I feel bad for anxiety
The anxiety, it eats at me. Chewing on my body, gnawing on my heart, clawing at my spirit. It has always been there. A subtle burning inside me, whispering that something is wrong. Now, I suppose it has finished with subtly.
I am eighteen years old. Just finished school (was there a point to those years?). I have hesitantly picked a career from the boring, limited options we are given towards the end of school. All of the choices didn’t sit right with me. I chose the one that seemed the least soul destroying, Early Childhood Education.
I was starting a traineeship (working full time and studying my diploma at the same time). I hated it immediately. It was like my soul was telling me to run. It wasn’t the children I hated, they were the shining lights in the darkness. Although they were a challenge to deal with. Not because of who they are at their very nature, free, wild and open. But because of the system that is trying to dig its claws into them. It’s painful and heart breaking. No wonder they push back. I completely understand. In fact, I encourage it.
I remember watching them play one day, they all took their shoes off to run around barefoot. I smiled. I love barefoot play. Without daily contact between my feet and the ground, I was more of a mess than usual. One of the older educators screamed at the children to get their shoes back on. She asked me why I didn’t already ‘sort them out’. I replied gently as I was only young, if it happened again these days I would’ve been much more opinionated. I would’ve said something like, “they chose to be barefoot because they are wise, they know it’s good for them and you should allow them that freedom”. At the time, I just shrugged and said I didn’t think it was a problem, won’t happen again.

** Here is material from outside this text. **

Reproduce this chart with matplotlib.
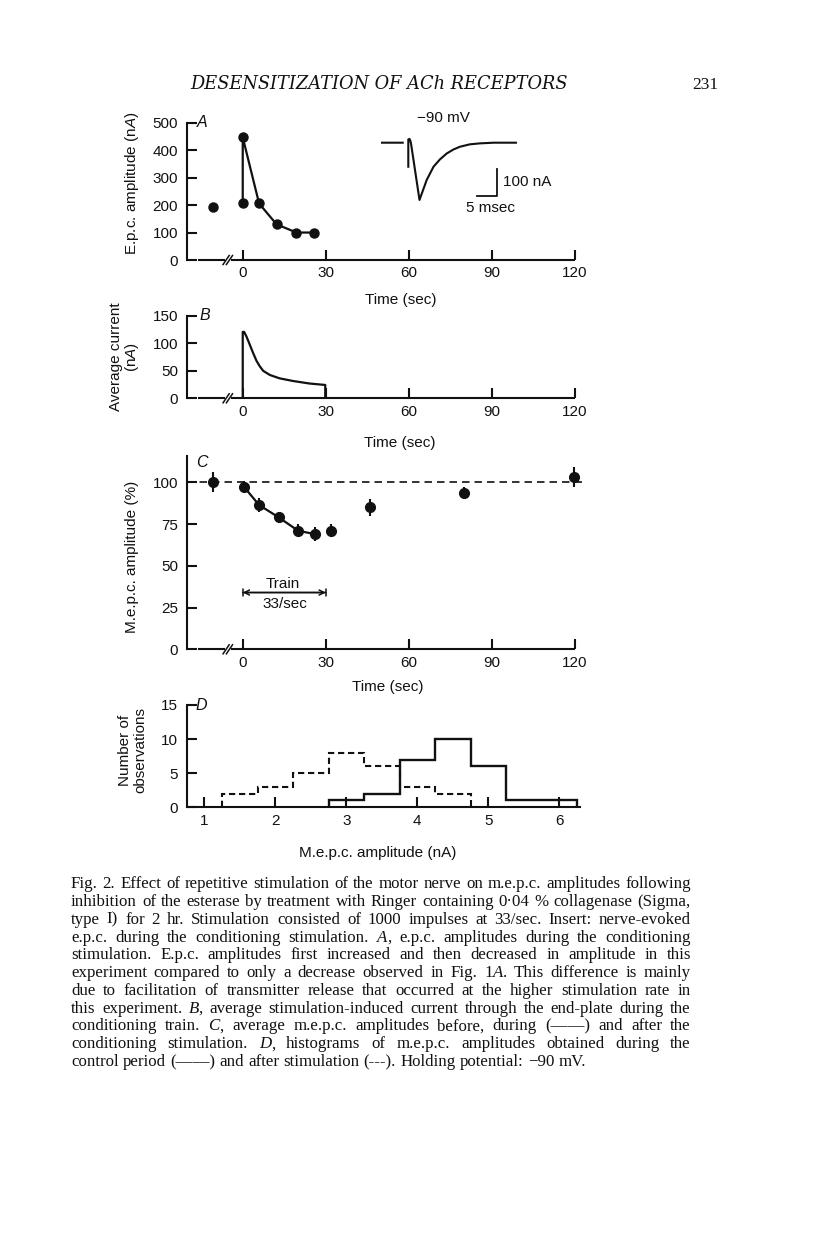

As I said, it wasn’t the children. They are pure lights of life. It was the adults. The system. The rules. The ‘textbook of rubbish’. The plastic toys. The unhealthy meals. It was eating my soul.
The anxiety that walked alongside me couldn’t take it. I thought the next steps outside of school were going to make me happy. The freedom into adulthood was going to fix everything. We all know what a lie that is now. Discovering the lie for most of us is like stepping on a prickle you knew was there. By the time we’ve finished school we’ve been lied to, deceived, picked on, bruised and broken so many times that this one last disappointment is almost expected.
If you watch carefully, you can see the spark in the young humans slowly dim with each passing school year. The end of this path looks like a hunched back adult with bags under there eyes, dragging their feet from pointless meeting to pointless job.
Eighteen year old me could see the trap. Anxiety was screaming like a trapped animal in a cage, begging to be set free. To be listened to. To be seen.
Now, as I sit here writing these words as a twenty eight year old, ten years later, I can see a big part of the problem. Yes obviously the system needs changing. There’s no doubt in my mind we are awakening to that truth. But my reaction to anxiety at the time was all wrong.
I wanted anxiety to go away. I blamed it. It was the problem for me. I pushed, shoved and screamed back at anxiety like I would make it run away scared. Now that I am another decade into feeling anxiety, I can see where younger me went wrong. I’d love to write her a letter:
Dear eighteen year old Madison,
Anxiety isn’t something you are. Stop saying “I am anxious”. You are affirming that you are anxiety. You are not anxiety. Anxiety is something you are experiencing. You are witnessing anxiety.
Anxiety is like a flashing red warning light. It is an indicator that something is wrong. Something isn’t right, stop and pay attention. When you feel this flashing red warning, the best thing to do isn’t freak out and smash the warning light until it stops. The best thing to do is to pause, listen and stay calm. What is the warning about? It may be suggesting that you’re not on an aligned path. It may be pointing to excessive tension in the body or throughout your thoughts.
When you acknowledge anxiety as a friend who wants to keep you safe in this world, it is no longer a problem when you notice anxiety is present. It is simply a dear friend coming to visit and deliver a helpful message about the best way to go, turn or move.
You are loved & peace is coming
Leave anxiety alone, she is not your enemy.
I wanted to write this blog post today simply to say that I feel bad for anxiety. It gets such a bad reputation. When all it wants to do is help. The presence of anxiety is certainly getting stronger. But that is not anxieties problem. It is simply being triggered more and more as our life being more and more disaligned.
Anxiety whispers, “realign”, “remember”, “soften”.
Please leave anxiety alone.
She is a dear friend to us all.
She is not you. She wants to guide you. Listen.